But his comments about blacks are disturbing. In one breath he demeans Bishop Wilton Gregory, an African-American who is president of the National Conference of Catholic Bishops, as a token trotted out to appease the crowds. In reality, Gregory’s race was irrelevant to his unenviable job, which he conducted to wide acclaim. In the next breath Breslin accuses the Vatican of “trying to load the church with Africans to make up for dwindling whites.”

Still later he says the Vatican is trying to fill parishes with “Africans so black and so aggressive that the worshippers will tramp into the churches like infantry.” Then a few paragraphs on he describes a Nigerian cardinal, Francis Arinze, as “good and black.”

What does he mean by all this?

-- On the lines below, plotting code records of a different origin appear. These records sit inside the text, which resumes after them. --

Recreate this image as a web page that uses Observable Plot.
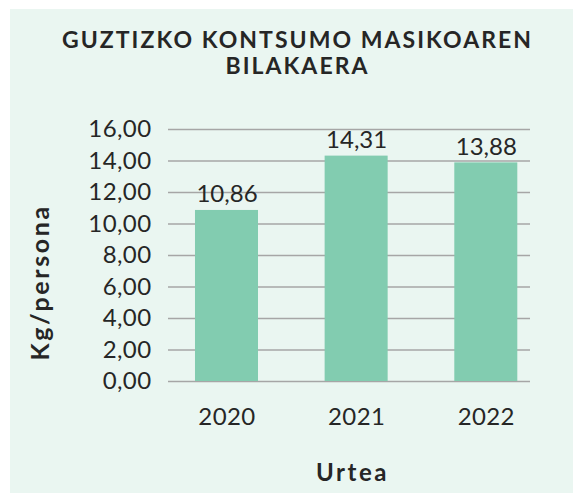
<!DOCTYPE html>
<html>
<head>
<meta charset="utf-8">
<script src="https://cdn.jsdelivr.net/npm/d3@7"></script>
<script src="https://cdn.jsdelivr.net/npm/@observablehq/plot@0.6"></script>
<style>
  html, body { margin: 0; padding: 0; background: #ffffff; }
  #wrap { position: absolute; left: 10px; top: 9px; width: 563px; height: 484px; background: #eaf6f1; overflow: hidden; }
  #title { position: absolute; left: 6px; top: 16.5px; width: 563px; text-align: center; font-family: Lato, sans-serif; font-weight: bold; font-size: 23px; line-height: 26.6px; letter-spacing: 2.05px; color: #262626; }
  #chart { position: absolute; left: 0; top: 81px; }
  #chart g[font-weight="bold"] { letter-spacing: 2.6px; }
  #chart g[aria-label="y-axis tick label"], #chart g[aria-label="x-axis tick label"] { letter-spacing: 0.4px; }
</style>
</head>
<body>
<div id="wrap">
  <div id="title">GUZTIZKO KONTSUMO MASIKOAREN<br>BILAKAERA</div>
  <div id="chart"></div>
</div>
<script>
const years = ["2020", "2021", "2022"];
const values = [10.86, 14.31, 13.88];
const yTicks = [0, 2, 4, 6, 8, 10, 12, 14, 16];
const yTitle = "Kg/persona";
const xTitle = "Urtea";

const data = years.map((y, i) => ({year: y, value: values[i]}));
const fmt = d => d.toFixed(2).replace(".", ",");

const chart = Plot.plot({
  width: 563,
  height: 403,
  marginLeft: 158,
  marginRight: 43,
  marginTop: 39,
  marginBottom: 112,
  style: {background: "transparent", fontFamily: "Lato, sans-serif", fontSize: "24px", color: "#262626"},
  x: {domain: years, paddingInner: 0.514, paddingOuter: 0.153, align: 0.68, round: false, label: null},
  y: {domain: [0, 16], label: null},
  marks: [
    Plot.gridY(yTicks, {stroke: "#a6a6a6", strokeOpacity: 1, strokeWidth: 1.5}),
    Plot.barY(data, {x: "year", y: "value", fill: "#82ccb0"}),
    Plot.text(data, {x: "year", y: "value", text: d => fmt(d.value), lineAnchor: "bottom", dy: -8, fill: "#262626", fontSize: 24}),
    Plot.axisY({ticks: yTicks, tickFormat: fmt, tickSize: 0, tickPadding: 17, label: null, fontSize: 24}),
    Plot.axisX({tickSize: 0, tickPadding: 26, label: null, fontSize: 24}),
    Plot.text([yTitle], {frameAnchor: "left", rotate: -90, dx: -128, dy: 105, fontWeight: "bold", fontSize: 25, fill: "#262626"}),
    Plot.text([xTitle], {frameAnchor: "bottom", lineAnchor: "bottom", dx: 3, dy: 99, fontWeight: "bold", fontSize: 24, fill: "#262626"})
  ]
});
document.getElementById("chart").appendChild(chart);
</script>
</body>
</html>
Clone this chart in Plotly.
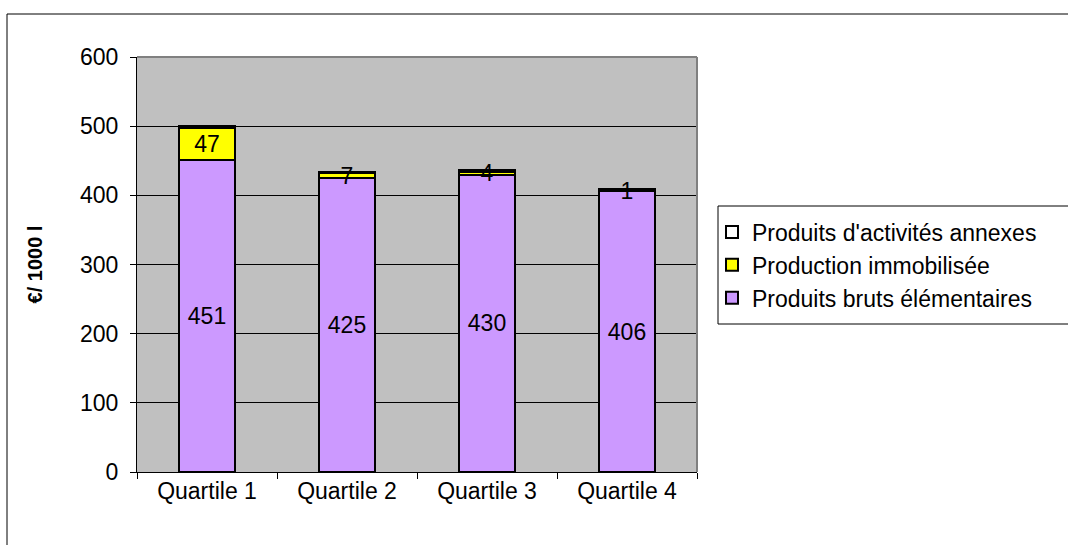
import plotly.graph_objects as go

# Revenue components per quartile (€ / 1000 l)
quartiles = ["Quartile 1", "Quartile 2", "Quartile 3", "Quartile 4"]
produits_bruts = [451, 425, 430, 406]
production_immobilisee = [47, 7, 4, 1]
produits_annexes = [2, 2, 2, 2]

FONT = "Liberation Sans, Arial, sans-serif"
W, H = 1068, 545
L, R, T, B = 137, 697, 57, 472  # plot area in pixels
FS = 23


def px_x(p):
    return (p - L) / (R - L)


def px_y(p):
    return (B - p) / (B - T)


line = dict(color="#000000", width=2)
label_font = dict(color="#000000", size=FS, family=FONT)

fig = go.Figure()
fig.add_trace(go.Bar(
    x=quartiles, y=produits_bruts, name="Produits bruts élémentaires",
    marker=dict(color="#CC99FF", line=line),
    text=[str(v) for v in produits_bruts], textposition="inside",
    insidetextanchor="middle", textangle=0, constraintext="none",
    textfont=label_font, legendgroup="a", width=0.4,
))
fig.add_trace(go.Bar(
    x=quartiles, y=production_immobilisee, name="Production immobilisée",
    marker=dict(color="#FFFF00", line=line),
    text=[str(v) for v in production_immobilisee], textposition="inside",
    insidetextanchor="middle", textangle=0, constraintext="none",
    textfont=label_font, legendgroup="b", width=0.4,
))
fig.add_trace(go.Bar(
    x=quartiles, y=produits_annexes, name="Produits d'activités annexes",
    marker=dict(color="#FFFFFF", line=line),
    legendgroup="c", width=0.4,
))

fig.update_layout(
    width=W, height=H,
    barmode="stack",
    paper_bgcolor="#FFFFFF",
    plot_bgcolor="#C0C0C0",
    margin=dict(l=L, r=W - R, t=T, b=H - B, autoexpand=False),
    font=dict(family=FONT, size=FS, color="#000000"),
    uniformtext=dict(mode="show", minsize=FS),
    showlegend=True,
    legend=dict(
        x=px_x(712), y=px_y(265), xanchor="left", yanchor="middle",
        traceorder="reversed", tracegroupgap=15,
        bgcolor="rgba(0,0,0,0)", borderwidth=0,
        font=dict(size=FS, family=FONT),
    ),
    xaxis=dict(
        showline=True, linecolor="#000000", linewidth=1,
        ticks="outside", tickson="boundaries", ticklen=6, tickcolor="#000000",
        tickfont=dict(size=FS), ticklabelstandoff=-2, showgrid=False,
    ),
    yaxis=dict(
        range=[0, 600], dtick=100, tick0=0,
        showline=True, linecolor="#000000", linewidth=1,
        ticks="outside", ticklen=6, tickcolor="#000000",
        tickfont=dict(size=FS), ticklabelstandoff=7,
        showgrid=True, gridcolor="#000000", gridwidth=1,
        zeroline=False,
        title=dict(text="<b>€/ 1000 l</b>", font=dict(size=20), standoff=32),
    ),
    shapes=[
        # outer chart frame
        dict(type="rect", xref="paper", yref="paper",
             x0=px_x(7), x1=px_x(1080), y0=px_y(560), y1=px_y(14),
             line=dict(color="#000000", width=1), layer="below"),
        # plot area frame (top and right edges)
        dict(type="line", xref="paper", yref="paper",
             x0=0, x1=1, y0=1, y1=1, line=dict(color="#808080", width=2)),
        dict(type="line", xref="paper", yref="paper",
             x0=1, x1=1, y0=0, y1=1, line=dict(color="#808080", width=2)),
        # legend frame
        dict(type="rect", xref="paper", yref="paper",
             x0=px_x(718), x1=px_x(1090), y0=px_y(324), y1=px_y(206),
             line=dict(color="#000000", width=1)),
    ],
)

fig.write_html("out.html")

It is unclear, but what is certain is that Breslin is treading on dangerous territory, especially for someone who was himself disciplined a few years ago for using racial slurs against an Asian-American reporter in his own newsroom.

Too bad that’s the only dangerous part of this book, and it’s not even relevant to the topic at hand. In the abuse scandal, Breslin has a big target, but in launching one roundhouse punch after another he inevitably overreaches and thus lets his quarry emerge relatively unscathed. Moreover, his second advertised goal _ to envision a new kind of Catholic Church _ never takes shape.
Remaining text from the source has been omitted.